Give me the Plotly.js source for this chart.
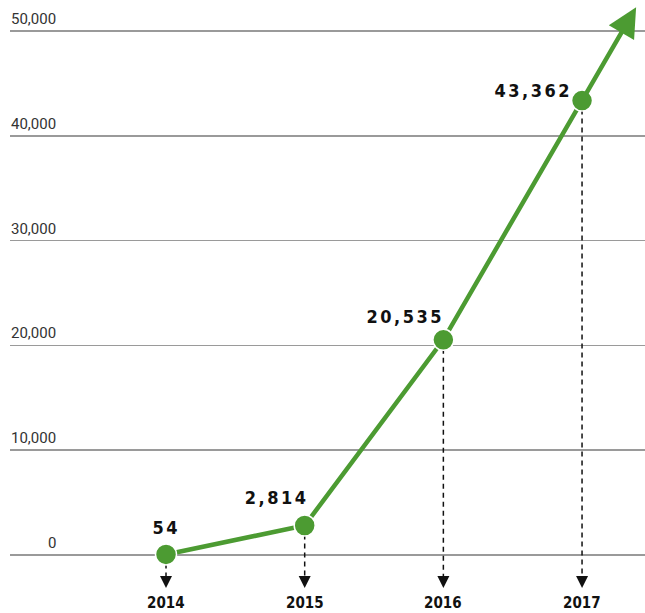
<!DOCTYPE html>
<html>
<head>
<meta charset="utf-8">
<script src="https://cdn.plot.ly/plotly-3.0.1.min.js"></script>
<style>
html,body{margin:0;padding:0;background:#fff;}
#chart{width:645px;height:613px;}
g.annotation[data-index="0"] text,
g.annotation[data-index="1"] text,
g.annotation[data-index="2"] text,
g.annotation[data-index="3"] text{letter-spacing:2.5px;}
</style>
</head>
<body>
<div id="chart"></div>
<script>
// ---- data ----
const years = [2014, 2015, 2016, 2017];
const values = [54, 2814, 20535, 43362];
const valueLabels = ['54', '2,814', '20,535', '43,362'];
const yearLabels = ['2014', '2015', '2016', '2017'];
const tickVals = [0, 10000, 20000, 30000, 40000, 50000];
const tickText = ['0', '10,000', '20,000', '30,000', '40,000', '50,000'];

// ---- style ----
const green = '#4c9b32';
const labelFont = {family: 'DejaVu Sans Condensed, DejaVu Sans', size: 18, color: '#111', weight: 'bold'};
const yearFont = {family: 'DejaVu Sans Condensed, DejaVu Sans', size: 15, color: '#111', weight: 'bold'};
const tickFont = {family: 'Roboto, Liberation Sans', size: 15, color: '#333'};
const labelPlacement = [
  {xanchor: 'center', xshift: 0, yshift: 14},
  {xanchor: 'right', xshift: -1, yshift: 16},
  {xanchor: 'right', xshift: -4, yshift: 11},
  {xanchor: 'right', xshift: -15, yshift: -2.5}
];
const dashEnd = -2450;      // where dashed drop lines stop (axis units)
const arrowTail = -2300, arrowHead = -3150;
const yearLabelY = -4600;
const extend = 0.39;        // trend-arrow extension as fraction of last segment

const traces = [];
years.forEach((yr, i) => {
  traces.push({
    x: [yr, yr], y: [values[i], dashEnd], mode: 'lines',
    line: {color: '#111', width: 1.5, dash: '5px,4px'},
    hoverinfo: 'skip', showlegend: false
  });
});
traces.push({
  x: years, y: values, mode: 'lines+markers',
  line: {color: green, width: 4.5},
  marker: {color: green, size: 21, line: {color: '#fff', width: 1.5}},
  showlegend: false
});

const annotations = [];
years.forEach((yr, i) => {
  const p = labelPlacement[i];
  annotations.push({
    x: yr, y: values[i], xref: 'x', yref: 'y', text: valueLabels[i],
    showarrow: false, font: labelFont, xanchor: p.xanchor, yanchor: 'bottom',
    xshift: p.xshift, yshift: p.yshift
  });
});
years.forEach((yr, i) => {
  annotations.push({
    x: yr, y: yearLabelY, xref: 'x', yref: 'y', text: yearLabels[i],
    showarrow: false, font: yearFont, xanchor: 'center', yanchor: 'middle'
  });
  annotations.push({
    x: yr, y: arrowHead, ax: yr, ay: arrowTail, xref: 'x', yref: 'y', axref: 'x', ayref: 'y',
    text: '', showarrow: true, arrowhead: 2, arrowsize: 1.6, arrowwidth: 1.5, arrowcolor: '#111'
  });
});
tickVals.forEach((v, i) => {
  annotations.push({
    x: 0.0756, y: v, xref: 'paper', yref: 'y', text: tickText[i],
    showarrow: false, font: tickFont, xanchor: 'right', yanchor: 'bottom', yshift: 1
  });
});
// trend arrow beyond last point
const n = years.length;
const tipX = years[n-1] + extend * (years[n-1] - years[n-2]);
const tipY = values[n-1] + extend * (values[n-1] - values[n-2]);
annotations.push({
  x: tipX, y: tipY, ax: years[n-1], ay: values[n-1], xref: 'x', yref: 'y', axref: 'x', ayref: 'y',
  text: '', showarrow: true, arrowhead: 2, arrowsize: 1.3, arrowwidth: 4.5, arrowcolor: green
});

const layout = {
  width: 645, height: 613,
  margin: {l: 10, r: 0, t: 0, b: 0},
  paper_bgcolor: '#fff', plot_bgcolor: '#fff',
  showlegend: false,
  xaxis: {range: [2012.875, 2017.454], showgrid: false, zeroline: false, showticklabels: false, ticks: '', showline: false},
  yaxis: {range: [-5534, 52958], tickvals: tickVals, showticklabels: false, ticks: '',
          showgrid: true, gridcolor: '#9a9a9a', gridwidth: 1.5, zeroline: false, showline: false},
  annotations: annotations
};
Plotly.newPlot('chart', traces, layout, {displayModeBar: false, staticPlot: true});
</script>
</body>
</html>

| Task brief |
Go through the listing above and write it all out exactly, leaving out any picture.

| Written solution |
Give me the Plotly.js source for this chart.
<!DOCTYPE html>
<html>
<head>
<meta charset="utf-8">
<script src="https://cdn.plot.ly/plotly-3.0.1.min.js"></script>
<style>
html,body{margin:0;padding:0;background:#fff;}
#chart{width:645px;height:613px;}
g.annotation[data-index="0"] text,
g.annotation[data-index="1"] text,
g.annotation[data-index="2"] text,
g.annotation[data-index="3"] text{letter-spacing:2.5px;}
</style>
</head>
<body>
<div id="chart"></div>
<script>
// ---- data ----
const years = [2014, 2015, 2016, 2017];
const values = [54, 2814, 20535, 43362];
const valueLabels = ['54', '2,814', '20,535', '43,362'];
const yearLabels = ['2014', '2015', '2016', '2017'];
const tickVals = [0, 10000, 20000, 30000, 40000, 50000];
const tickText = ['0', '10,000', '20,000', '30,000', '40,000', '50,000'];

// ---- style ----
const green = '#4c9b32';
const labelFont = {family: 'DejaVu Sans Condensed, DejaVu Sans', size: 18, color: '#111', weight: 'bold'};
const yearFont = {family: 'DejaVu Sans Condensed, DejaVu Sans', size: 15, color: '#111', weight: 'bold'};
const tickFont = {family: 'Roboto, Liberation Sans', size: 15, color: '#333'};
const labelPlacement = [
  {xanchor: 'center', xshift: 0, yshift: 14},
  {xanchor: 'right', xshift: -1, yshift: 16},
  {xanchor: 'right', xshift: -4, yshift: 11},
  {xanchor: 'right', xshift: -15, yshift: -2.5}
];
const dashEnd = -2450;      // where dashed drop lines stop (axis units)
const arrowTail = -2300, arrowHead = -3150;
const yearLabelY = -4600;
const extend = 0.39;        // trend-arrow extension as fraction of last segment

const traces = [];
years.forEach((yr, i) => {
  traces.push({
    x: [yr, yr], y: [values[i], dashEnd], mode: 'lines',
    line: {color: '#111', width: 1.5, dash: '5px,4px'},
    hoverinfo: 'skip', showlegend: false
  });
});
traces.push({
  x: years, y: values, mode: 'lines+markers',
  line: {color: green, width: 4.5},
  marker: {color: green, size: 21, line: {color: '#fff', width: 1.5}},
  showlegend: false
});

const annotations = [];
years.forEach((yr, i) => {
  const p = labelPlacement[i];
  annotations.push({
    x: yr, y: values[i], xref: 'x', yref: 'y', text: valueLabels[i],
    showarrow: false, font: labelFont, xanchor: p.xanchor, yanchor: 'bottom',
    xshift: p.xshift, yshift: p.yshift
  });
});
years.forEach((yr, i) => {
  annotations.push({
    x: yr, y: yearLabelY, xref: 'x', yref: 'y', text: yearLabels[i],
    showarrow: false, font: yearFont, xanchor: 'center', yanchor: 'middle'
  });
  annotations.push({
    x: yr, y: arrowHead, ax: yr, ay: arrowTail, xref: 'x', yref: 'y', axref: 'x', ayref: 'y',
    text: '', showarrow: true, arrowhead: 2, arrowsize: 1.6, arrowwidth: 1.5, arrowcolor: '#111'
  });
});
tickVals.forEach((v, i) => {
  annotations.push({
    x: 0.0756, y: v, xref: 'paper', yref: 'y', text: tickText[i],
    showarrow: false, font: tickFont, xanchor: 'right', yanchor: 'bottom', yshift: 1
  });
});
// trend arrow beyond last point
const n = years.length;
const tipX = years[n-1] + extend * (years[n-1] - years[n-2]);
const tipY = values[n-1] + extend * (values[n-1] - values[n-2]);
annotations.push({
  x: tipX, y: tipY, ax: years[n-1], ay: values[n-1], xref: 'x', yref: 'y', axref: 'x', ayref: 'y',
  text: '', showarrow: true, arrowhead: 2, arrowsize: 1.3, arrowwidth: 4.5, arrowcolor: green
});

const layout = {
  width: 645, height: 613,
  margin: {l: 10, r: 0, t: 0, b: 0},
  paper_bgcolor: '#fff', plot_bgcolor: '#fff',
  showlegend: false,
  xaxis: {range: [2012.875, 2017.454], showgrid: false, zeroline: false, showticklabels: false, ticks: '', showline: false},
  yaxis: {range: [-5534, 52958], tickvals: tickVals, showticklabels: false, ticks: '',
          showgrid: true, gridcolor: '#9a9a9a', gridwidth: 1.5, zeroline: false, showline: false},
  annotations: annotations
};
Plotly.newPlot('chart', traces, layout, {displayModeBar: false, staticPlot: true});
</script>
</body>
</html>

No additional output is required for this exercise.